WORK TO DO: Go over the entries below line by line, copying each one that contains the word "recreates".

++++ INFORMATION SUPPLIED ++++

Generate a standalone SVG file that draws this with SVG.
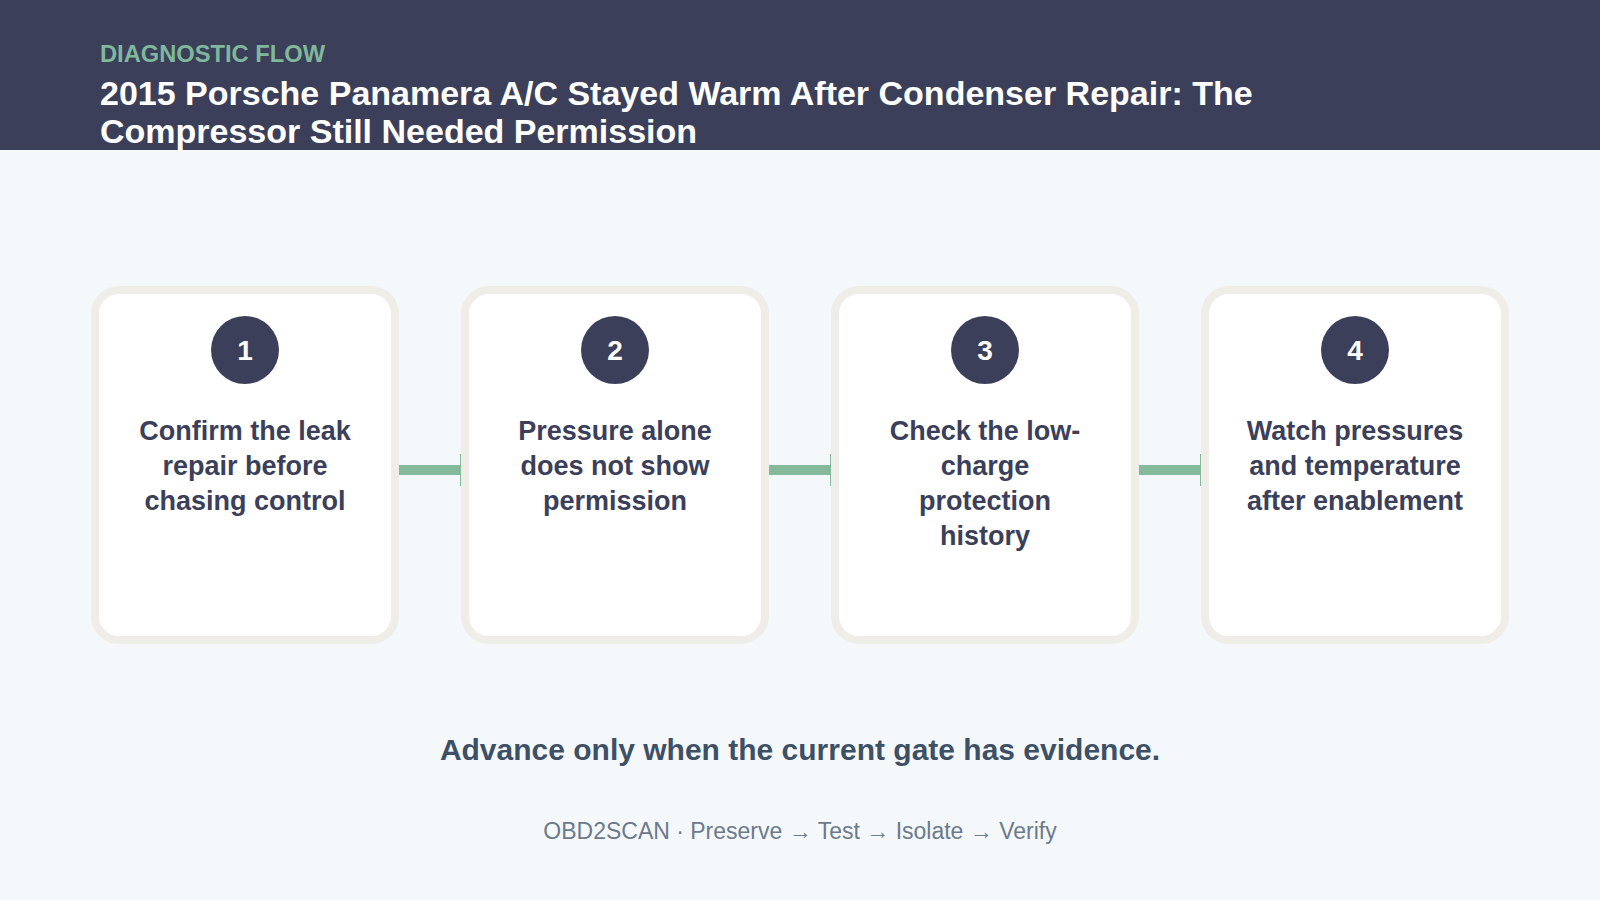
<svg xmlns="http://www.w3.org/2000/svg" width="1600" height="900" viewBox="0 0 1600 900">
<style>
.card{fill:#fff;stroke:#eeede7;stroke-width:8}
.num{fill:#3b3f5a}
.nt{font:bold 28px "Liberation Sans",Arial,sans-serif;fill:#fff;text-anchor:middle}
.lbl{font:bold 27px "Liberation Sans",Arial,sans-serif;fill:#3b3f5a;text-anchor:middle}
.bar{stroke:#84b99b;stroke-width:10}
.tick{stroke:#84b99b;stroke-width:2}
</style>
<rect width="1600" height="900" fill="#f5f8fb"/>
<rect width="1600" height="150" fill="#3b3f5a"/>
<text x="100" y="62" font-family="Liberation Sans,Arial,sans-serif" font-weight="bold" font-size="23.7" fill="#7fb89a">DIAGNOSTIC FLOW</text>
<text font-family="Liberation Sans,Arial,sans-serif" font-weight="bold" font-size="34" fill="#fff"><tspan x="100" y="105">2015 Porsche Panamera A/C Stayed Warm After Condenser Repair: The</tspan><tspan x="100" y="143">Compressor Still Needed Permission</tspan></text>
<g id="connectors">
<line class="bar" x1="399" y1="470" x2="461" y2="470"/><line class="tick" x1="461" y1="454" x2="461" y2="486"/>
<line class="bar" x1="769" y1="470" x2="831" y2="470"/><line class="tick" x1="831" y1="454" x2="831" y2="486"/>
<line class="bar" x1="1139" y1="470" x2="1201" y2="470"/><line class="tick" x1="1201" y1="454" x2="1201" y2="486"/>
</g>
<g id="n1"><rect class="card" x="95" y="290" width="300" height="350" rx="24"/><circle class="num" cx="245" cy="350" r="34"/><text class="nt" x="245" y="360">1</text>
<text class="lbl"><tspan x="245" y="440">Confirm the leak</tspan><tspan x="245" y="475">repair before</tspan><tspan x="245" y="510">chasing control</tspan></text></g>
<g id="n2"><rect class="card" x="465" y="290" width="300" height="350" rx="24"/><circle class="num" cx="615" cy="350" r="34"/><text class="nt" x="615" y="360">2</text>
<text class="lbl"><tspan x="615" y="440">Pressure alone</tspan><tspan x="615" y="475">does not show</tspan><tspan x="615" y="510">permission</tspan></text></g>
<g id="n3"><rect class="card" x="835" y="290" width="300" height="350" rx="24"/><circle class="num" cx="985" cy="350" r="34"/><text class="nt" x="985" y="360">3</text>
<text class="lbl"><tspan x="985" y="440">Check the low-</tspan><tspan x="985" y="475">charge</tspan><tspan x="985" y="510">protection</tspan><tspan x="985" y="545">history</tspan></text></g>
<g id="n4"><rect class="card" x="1205" y="290" width="300" height="350" rx="24"/><circle class="num" cx="1355" cy="350" r="34"/><text class="nt" x="1355" y="360">4</text>
<text class="lbl"><tspan x="1355" y="440">Watch pressures</tspan><tspan x="1355" y="475">and temperature</tspan><tspan x="1355" y="510">after enablement</tspan></text></g>
<text x="800" y="760" text-anchor="middle" font-family="Liberation Sans,Arial,sans-serif" font-weight="bold" font-size="30" fill="#3d5066">Advance only when the current gate has evidence.</text>
<text x="800" y="839" text-anchor="middle" font-family="Liberation Sans,Arial,sans-serif" font-size="23" fill="#6b7a8c">OBD2SCAN · Preserve → Test → Isolate → Verify</text>
</svg>
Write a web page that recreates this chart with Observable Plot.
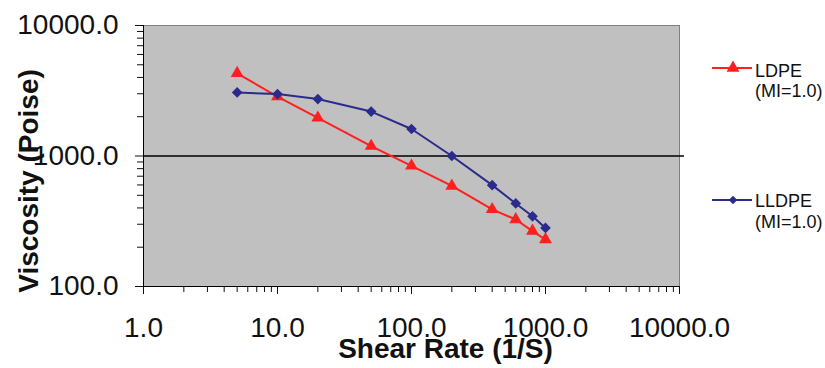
<!DOCTYPE html>
<html><head><meta charset="utf-8">
<script src="https://cdn.jsdelivr.net/npm/d3@7"></script>
<script src="https://cdn.jsdelivr.net/npm/@observablehq/plot@0.6"></script>
<style>
body{margin:0;background:#fff;font-family:"Liberation Sans",Arial,sans-serif;}
#chart{position:relative;width:825px;height:368px;}
</style></head><body><div id="chart"></div>
<script>
const shearRates = [5, 10, 20, 50, 100, 200, 400, 600, 800, 1000];
const ldpeViscosity = [4300, 2850, 1960, 1190, 840, 590, 390, 326, 266, 229];
const lldpeViscosity = [3070, 2980, 2730, 2190, 1610, 1000, 598, 433, 345, 281];
const seriesNames = ["LDPE", "LLDPE"];
const seriesSub = ["(MI=1.0)", "(MI=1.0)"];
const seriesColors = ["#ff1f1f", "#2b2b8c"];
const seriesSymbols = ["triangle", "diamond2"];
const xMajorTicks = [1, 10, 100, 1000, 10000];
const yMajorTicks = [100, 1000, 10000];
const xTitle = "Shear Rate (1/S)";
const yTitle = "Viscosity (Poise)";

const minorOf = majors => majors.slice(0, -1).flatMap(m => d3.range(2, 10).map(k => m * k));
const xMinorTicks = minorOf(xMajorTicks);
const yMinorTicks = minorOf(yMajorTicks);

const data = shearRates.flatMap((x, i) => [
  {series: seriesNames[0], x, y: ldpeViscosity[i]},
  {series: seriesNames[1], x, y: lldpeViscosity[i]}
]);
const colorScale = d3.scaleOrdinal(seriesNames, seriesColors);
const symbolScale = d3.scaleOrdinal(seriesNames, seriesSymbols);
const fmt = d => d.toFixed(1);
const FONT = "'Liberation Sans', Arial, sans-serif";

const plot = Plot.plot({
  width: 825, height: 368,
  marginLeft: 143, marginRight: 146, marginTop: 25, marginBottom: 82,
  style: {fontFamily: FONT, background: "transparent", color: "#111", overflow: "visible"},
  x: {type: "log", domain: [1, 10000], label: null},
  y: {type: "log", domain: [100, 10000], label: null},
  marks: [
    Plot.frame({fill: "#c0c0c0", stroke: "#808080"}),
    Plot.ruleY([1000], {stroke: "#000", strokeWidth: 1.3, insetRight: -5}),
    Plot.axisY(yMinorTicks, {tickSize: 6, tickFormat: () => "", label: null}),
    Plot.axisY(yMajorTicks, {tickSize: 8, tickPadding: 17, fontSize: 28, tickFormat: fmt, label: null}),
    Plot.axisX(xMinorTicks, {tickSize: 6, tickFormat: () => "", label: null}),
    Plot.axisX(xMajorTicks, {tickSize: 8, tickPadding: 23, fontSize: 28, tickFormat: fmt, label: null}),
    Plot.ruleX([1], {stroke: "#000"}),
    Plot.ruleY([100], {stroke: "#000"}),
    Plot.line(data, {x: "x", y: "y", z: "series", stroke: d => colorScale(d.series), strokeWidth: 2}),
    Plot.dot(data, {x: "x", y: "y", symbol: d => symbolScale(d.series), fill: d => colorScale(d.series), r: 4.8}),
    Plot.text([xTitle], {frameAnchor: "bottom", dx: 34, dy: 71, lineAnchor: "bottom", fontSize: 28, fontWeight: "bold", fill: "#111"})
  ]
});
document.getElementById("chart").appendChild(plot);

const svg = d3.select(plot);
// y-axis title (rotated)
svg.append("text")
  .attr("transform", "translate(38,181) rotate(-90)")
  .attr("text-anchor", "middle")
  .attr("font-family", FONT).attr("font-size", 28).attr("font-weight", "bold").attr("fill", "#111")
  .text(yTitle);

// legend to the right of the plot
const legendLineY = [68, 200];
const legendTextY = [[77, 97], [207, 228]];
const lg = svg.append("g").attr("font-family", FONT).attr("fill", "#111").attr("text-anchor", "start");
seriesNames.forEach((name, i) => {
  const g = lg.append("g");
  g.append("line").attr("x1", 712).attr("x2", 752).attr("y1", legendLineY[i]).attr("y2", legendLineY[i])
    .attr("stroke", seriesColors[i]).attr("stroke-width", 2);
  const sym = seriesSymbols[i] === "triangle" ? d3.symbolTriangle : d3.symbolDiamond2;
  const size = i === 0 ? Math.PI * 4.8 * 4.8 : Math.PI * 3.8 * 3.8;
  g.append("path").attr("d", d3.symbol(sym, size)()).attr("transform", `translate(733,${legendLineY[i]})`).attr("fill", seriesColors[i]);
  const t = g.append("text").attr("font-size", 18);
  t.append("tspan").attr("x", 755).attr("y", legendTextY[i][0]).text(name);
  t.append("tspan").attr("x", 755).attr("y", legendTextY[i][1]).text(seriesSub[i]);
});
</script></body></html>
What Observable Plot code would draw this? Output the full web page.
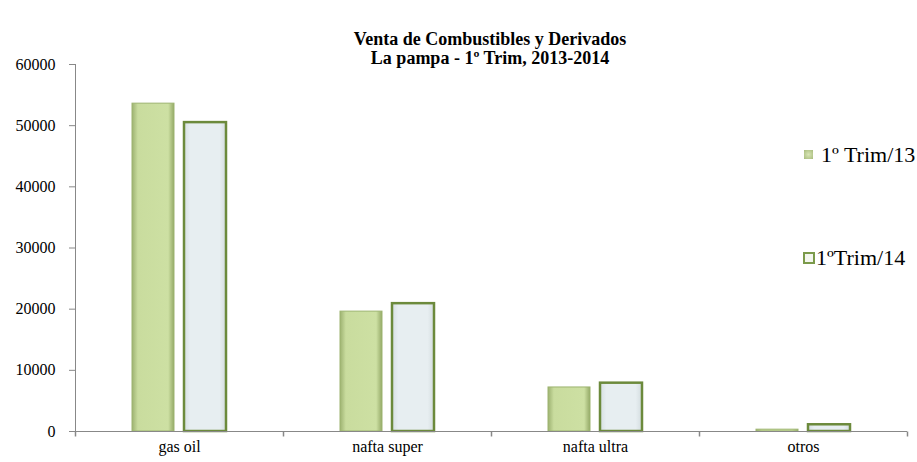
<!DOCTYPE html>
<html>
<head>
<meta charset="utf-8">
<script src="https://cdn.jsdelivr.net/npm/d3@7"></script>
<script src="https://cdn.jsdelivr.net/npm/@observablehq/plot@0.6"></script>
<style>
  html, body { margin: 0; padding: 0; background: #fff; }
  #wrap { position: relative; width: 917px; height: 462px; font-family: "Liberation Serif", serif; }
  #chart svg, #chart svg text { font-family: "Liberation Serif", serif !important; }
  #title { position: absolute; left: 290px; width: 400px; top: 30px; text-align: center; font-weight: bold; font-size: 18px; line-height: 19px; color: #000; }
  .leg { position: absolute; font-size: 22px; color: #000; white-space: nowrap; line-height: 22px; }
  .sw { position: absolute; box-sizing: border-box; }
</style>
</head>
<body>
<svg width="0" height="0" style="position:absolute">
  <defs>
    <linearGradient id="g13" x1="0" x2="1" y1="0" y2="0">
      <stop offset="0" stop-color="#9db271"/>
      <stop offset="0.14" stop-color="#c9dc9e"/>
      <stop offset="0.86" stop-color="#cde0a3"/>
      <stop offset="1" stop-color="#95aa68"/>
    </linearGradient>
    <linearGradient id="g14" x1="0" x2="1" y1="0" y2="0">
      <stop offset="0" stop-color="#d6dfe2"/>
      <stop offset="0.15" stop-color="#e7eef1"/>
      <stop offset="0.85" stop-color="#e7eef1"/>
      <stop offset="1" stop-color="#d3dcdf"/>
    </linearGradient>
  </defs>
</svg>
<div id="wrap">
  <div id="chart"></div>
  <div id="title">Venta de Combustibles y Derivados<br>La pampa - 1º Trim, 2013-2014</div>
  <div class="sw" style="left:804px;top:150px;width:9px;height:9px;background:radial-gradient(#d9e6b6,#a7bb7c);"></div>
  <div class="leg" style="left:821px;top:144px;">1º Trim/13</div>
  <div class="sw" style="left:803px;top:252px;width:12px;height:12px;border:2px solid #7b9a4a;background:#f3f6ee;"></div>
  <div class="leg" style="left:816px;top:247px;">1ºTrim/14</div>
</div>
<script>
const categories = ["gas oil", "nafta super", "nafta ultra", "otros"];
const series = ["1º Trim/13", "1ºTrim/14"];
const trim13 = [53600, 19600, 7200, 300];
const trim14 = [50500, 20900, 7900, 1100];
const yTicks = [0, 10000, 20000, 30000, 40000, 50000, 60000];

const rows13 = categories.map((c, i) => ({cat: c, serie: series[0], value: trim13[i]}));
const rows14 = categories.map((c, i) => ({cat: c, serie: series[1], value: trim14[i]}));

const tickSymbol = {draw(ctx) { ctx.moveTo(0, 0); ctx.lineTo(0, 5); }};

const chart = Plot.plot({
  width: 917,
  height: 462,
  marginLeft: 75,
  marginRight: 10,
  marginTop: 64,
  marginBottom: 31,
  style: {fontFamily: "Liberation Serif", fontSize: "16px", color: "#000", background: "transparent"},
  fx: {domain: categories, padding: 0, label: null},
  x: {domain: series, axis: null, paddingInner: 0.2, paddingOuter: 1.1},
  y: {domain: [0, 60000], label: null},
  marks: [
    Plot.barY(rows13, {fx: "cat", x: "serie", y: "value", fill: "url(#g13)", stroke: "#9db470", strokeWidth: 1}),
    Plot.barY(rows14, {fx: "cat", x: "serie", y: "value", fill: "url(#g14)", stroke: "#6c8a3c", strokeWidth: 2.5}),
    Plot.ruleY([0], {stroke: "#888"}),
    Plot.frame({anchor: "left", facetAnchor: "left", stroke: "#888"}),
    Plot.dot(categories, {fx: d => d, frameAnchor: "bottom-left", symbol: tickSymbol, stroke: "#888", fill: "none"}),
    Plot.dot(categories.slice(-1), {fx: d => d, frameAnchor: "bottom-right", symbol: tickSymbol, stroke: "#888", fill: "none"}),
    Plot.axisY({ticks: yTicks, tickFormat: d => String(d), tickSize: 6, tickPadding: 14, stroke: "#888", fill: "#000", label: null, fontSize: 16}),
    Plot.axisFx({anchor: "bottom", tickSize: 0, tickPadding: 9, label: null, fill: "#000", fontSize: 16})
  ]
});
document.getElementById("chart").appendChild(chart);
</script>
</body>
</html>
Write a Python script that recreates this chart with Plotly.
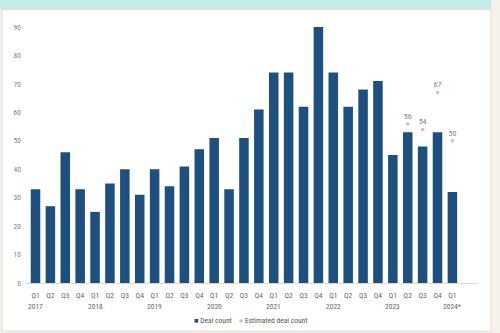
import plotly.graph_objects as go

quarters = ["Q1", "Q2", "Q3", "Q4"]
years = ["2017", "2018", "2019", "2020", "2021", "2022", "2023", "2024*"]
categories = [f"{y}-{q}" for y in years for q in quarters][:29]
quarter_labels = [c.split("-")[1] for c in categories]
year_labels = years

deal_count = [33, 27, 46, 33, 25, 35, 40, 31, 40, 34, 41, 47, 51, 33, 51, 61,
              74, 74, 62, 90, 74, 62, 68, 71, 45, 53, 48, 53, 32]
est_categories = ["2023-Q2", "2023-Q3", "2023-Q4", "2024*-Q1"]
est_values = [56, 54, 67, 50]

y_ticks = [0, 10, 20, 30, 40, 50, 60, 70, 80, 90]

FONT = "Liberation Sans Narrow, Roboto Condensed, Roboto, sans-serif"
BAR_COLOR = "#1e4f7e"
EST_COLOR = "#f5b98c"

fig = go.Figure()
fig.add_trace(go.Bar(
    x=categories, y=deal_count, name="Deal count",
    marker=dict(color=BAR_COLOR, line=dict(width=0)),
))
fig.add_trace(go.Scatter(
    x=est_categories, y=est_values, name="Estimated deal count",
    mode="markers+text", text=[str(v) for v in est_values],
    textposition="top center", textfont=dict(size=8, color="#808080", family=FONT),
    marker=dict(color=EST_COLOR, size=3.5, symbol="circle"),
))

# plot area: x 26..478, y 27..283
def px_x(X):
    return (X - 26) / 452.0

def px_y(Y):
    return (283 - Y) / 256.0

shapes = [
    dict(type="rect", xref="paper", yref="paper", layer="below",
         x0=px_x(2), x1=px_x(491), y0=px_y(331), y1=px_y(9.5),
         fillcolor="white", line=dict(color="#dcdcdc", width=1)),
    dict(type="rect", xref="paper", yref="paper", layer="below",
         x0=px_x(-2), x1=px_x(491.5), y0=px_y(9), y1=px_y(-2),
         fillcolor="#c4ede9", line=dict(width=0)),
]

annotations = []
for i, y in enumerate(year_labels):
    annotations.append(dict(
        x=categories[i * 4], y=px_y(306.5), xref="x", yref="paper",
        text=y, showarrow=False, font=dict(size=7.5, color="#666666", family=FONT),
        xanchor="center", yanchor="middle",
    ))

legend_text = (f"<span style='color:{BAR_COLOR}'>■</span> Deal count"
               f"    <span style='color:{EST_COLOR}'>●</span> Estimated deal count")
annotations.append(dict(
    x=px_x(192), y=px_y(320.5), xref="paper", yref="paper", text=legend_text,
    showarrow=False, xanchor="left", yanchor="middle",
    font=dict(size=7.5, color="#555555", family=FONT),
))

fig.update_layout(
    width=500, height=333,
    margin=dict(l=26, r=22, t=27, b=50, autoexpand=False),
    paper_bgcolor="#f6f2ea", plot_bgcolor="white",
    bargap=0.36,
    showlegend=False,
    shapes=shapes, annotations=annotations,
    font=dict(family=FONT),
)
fig.update_xaxes(
    type="category", tickvals=categories, ticktext=quarter_labels,
    tickfont=dict(size=7.5, color="#666666", family=FONT),
    showgrid=False, showline=True, linecolor="#d9d9d9", linewidth=1,
    ticks="", ticklen=0, ticklabelstandoff=5, automargin=False,
)
fig.update_yaxes(
    range=[0, 90], tickvals=y_ticks, showgrid=False, zeroline=False,
    tickfont=dict(size=7.5, color="#808080", family=FONT), ticks="",
    showline=False, automargin=False, ticklabelstandoff=4,
)

fig.write_html("out.html")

++++

TASK SOLUTION:
Write a web page that recreates this chart with Observable Plot.
Write a Python script that recreates this chart with Plotly.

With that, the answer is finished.